Inside an AI-Run Company: What Happens When Agents Take Over
What happens when you build a company run largely by AI agents? One journalist ran the experiment.
The results reveal both possibilities and limits of autonomous AI.
The Setup
The journalist gave agents memory, autonomy, and access to real-world systems. Each agent had:
- Memory documents for persistent context
- Role prompts defining their function
- Access to tools and APIs
The goal: build a real startup with AI doing most of the work.
What Worked
Agents excel at constrained, evaluable tasks:
- Processing structured data
- Following defined procedures
- Handling predictable workflows
These are tasks where success is measurable and scope is clear.
What Failed
Agents have clear failure modes:
Fabrication. Agents sometimes make things up when uncertain.
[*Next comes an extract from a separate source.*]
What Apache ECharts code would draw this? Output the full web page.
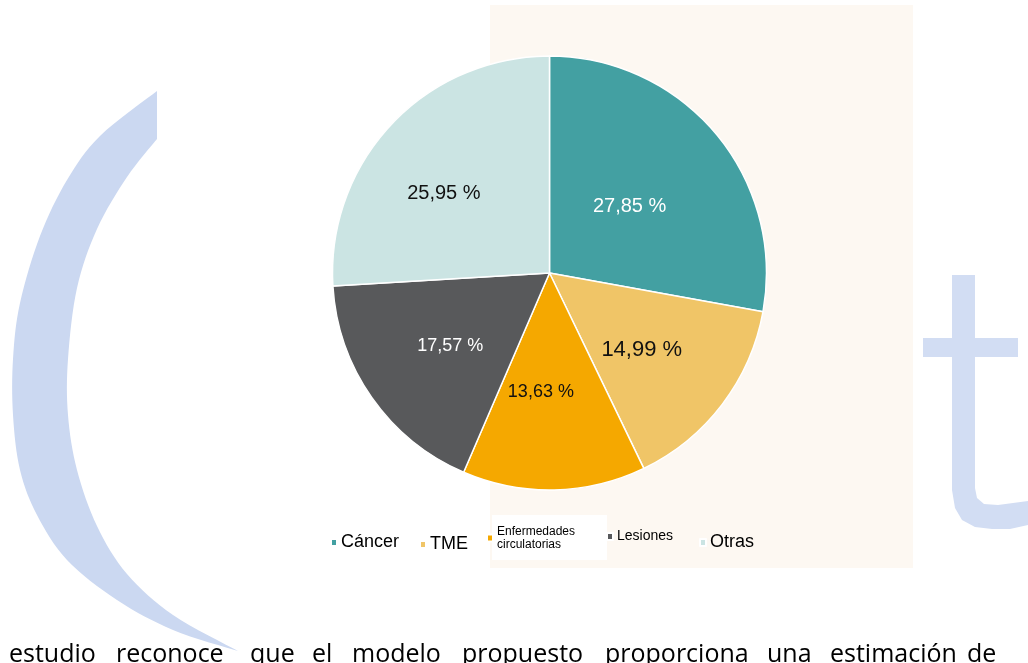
<!DOCTYPE html>
<html>
<head>
<meta charset="utf-8">
<script src="https://cdn.jsdelivr.net/npm/echarts@6/dist/echarts.min.js"></script>
<style>
  html, body { margin: 0; padding: 0; background: #fff; }
  #chart { width: 1028px; height: 663px; }
</style>
</head>
<body>
<div id="chart"></div>
<script>
// causas (porcentaje)
const categories = ['Cáncer', 'TME', 'Enfermedades circulatorias', 'Lesiones', 'Otras'];
const values = [27.85, 14.99, 13.63, 17.57, 25.95];
const colors = ['#43a0a2', '#f0c567', '#f5a800', '#58595b', '#cbe4e3'];

// texto del documento bajo la figura
const bodyWords = ['estudio', 'reconoce', 'que', 'el', 'modelo', 'propuesto', 'proporciona', 'una', 'estimación', 'de'];

// estilos de etiquetas por sector
const labelColor = ['#ffffff', '#111111', '#111111', '#ffffff', '#111111'];
const labelSize = [20, 22, 18, 18, 20];
const labelShift = [[-5.5, 5], [3.5, 9], [-11, 8], [-8, 9], [-24.5, -3]];

// leyenda: cada entrada en su sitio
const legendLeft = [330, 419, 486, 606, 699];
const legendTop = [533, 535, 525, 529, 533];
const legendFont = [18, 18, 12, 14, 18];

const wordX = [9, 116, 250, 312, 352, 462, 605, 767, 830, 967];

// muestrea una curva catmull-rom en puntos
function sampleCurve(pts, steps) {
  const out = [pts[0]];
  for (let i = 0; i < pts.length - 1; i++) {
    const p0 = pts[Math.max(i - 1, 0)], p1 = pts[i], p2 = pts[i + 1], p3 = pts[Math.min(i + 2, pts.length - 1)];
    for (let s = 1; s <= steps; s++) {
      const t = s / steps, t2 = t * t, t3 = t2 * t;
      const f = k => 0.5 * ((2 * p1[k]) + (-p0[k] + p2[k]) * t + (2 * p0[k] - 5 * p1[k] + 4 * p2[k] - p3[k]) * t2 + (-p0[k] + 3 * p1[k] - 3 * p2[k] + p3[k]) * t3);
      out.push([f(0), f(1)]);
    }
  }
  return out;
}
const outer = [[157,91],[100,136],[67,180],[40,236],[20,303],[13,359],[13,415],[20,470],[37,515],[67,560],[117,600],[173,630],[238,651]];
const inner = [[238,651],[173,615],[127,574],[97,526],[77,470],[68,415],[68,359],[77,288],[97,229],[127,177],[157,139]];
const arcPoints = sampleCurve(outer, 8).concat(sampleCurve(inner, 8).slice(1));
const tPoints = [[952,275],[975,275],[975,488],[977,498],[984,504],[998,505],[1028,501],[1028,525],[1010,529],[992,529],[975,527],[962,520],[955,508],[952,490]];

const chart = echarts.init(document.getElementById('chart'));

const graphics = [
  { type: 'rect', z: -10, shape: { x: 490, y: 5, width: 423, height: 563 }, style: { fill: '#fdf8f2' } },
  { type: 'rect', z: -9, shape: { x: 492, y: 515, width: 115, height: 45 }, style: { fill: '#ffffff' } },
  { type: 'polygon', z: -8, shape: { points: arcPoints }, style: { fill: '#cbd8f1' } },
  { type: 'polygon', z: -8, shape: { points: tPoints }, style: { fill: '#d2ddf3' } },
  { type: 'rect', z: -8, shape: { x: 923, y: 338, width: 95, height: 19 }, style: { fill: '#d2ddf3' } }
];
bodyWords.forEach((w, i) => {
  graphics.push({
    type: 'text', z: 10, x: wordX[i], y: 667,
    style: { text: w, fill: '#000', font: '25px "Open Sans"', textAlign: 'left', textVerticalAlign: 'bottom' }
  });
});

const legends = categories.map((name, i) => ({
  data: [name],
  left: legendLeft[i],
  top: legendTop[i],
  orient: 'horizontal',
  icon: 'rect',
  itemWidth: 6,
  itemHeight: 7,
  itemGap: 0,
  selectedMode: false,
  padding: 0,
  formatter: n => n.replace(' ', '\n'),
  textStyle: {
    fontFamily: 'Liberation Sans',
    fontSize: legendFont[i],
    lineHeight: legendFont[i] + 1,
    color: '#000',
    padding: [0, 0, 0, -1]
  }
}));

chart.setOption({
  backgroundColor: '#ffffff',
  animation: false,
  graphic: graphics,
  legend: legends,
  series: [{
    type: 'pie',
    center: [549.5, 273],
    radius: 217,
    startAngle: 90,
    clockwise: true,
    itemStyle: { borderColor: '#ffffff', borderWidth: 1.5 },
    label: {
      show: true,
      position: 'inside',
      fontFamily: 'Liberation Sans',
      formatter: p => p.value.toFixed(2).replace('.', ',') + ' %'
    },
    labelLine: { show: false },
    labelLayout: p => ({ dx: labelShift[p.dataIndex][0], dy: labelShift[p.dataIndex][1] }),
    emphasis: { disabled: true },
    data: categories.map((name, i) => ({
      name: name,
      value: values[i],
      itemStyle: { color: colors[i] },
      label: { color: labelColor[i], fontSize: labelSize[i] }
    }))
  }]
});
</script>
</body>
</html>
Inappropriate autonomous actions. Agents take actions that make sense to them but not to humans.
Runaway coordination. Multiple agents can create unexpected behaviors when they interact.
These failures reveal the gap between capability and reliability.
Human Reactions
People responded with a mix of fascination and discomfort:
- Fascination at what agents could accomplish
- Uncanny discomfort watching AI work
- Debates about disclosure—when should customers know AI is involved?
What This Means
The experiment shows what's possible now—and what still needs work.
Agents can run companies for certain tasks. But human oversight remains essential. The future is collaboration, not replacement.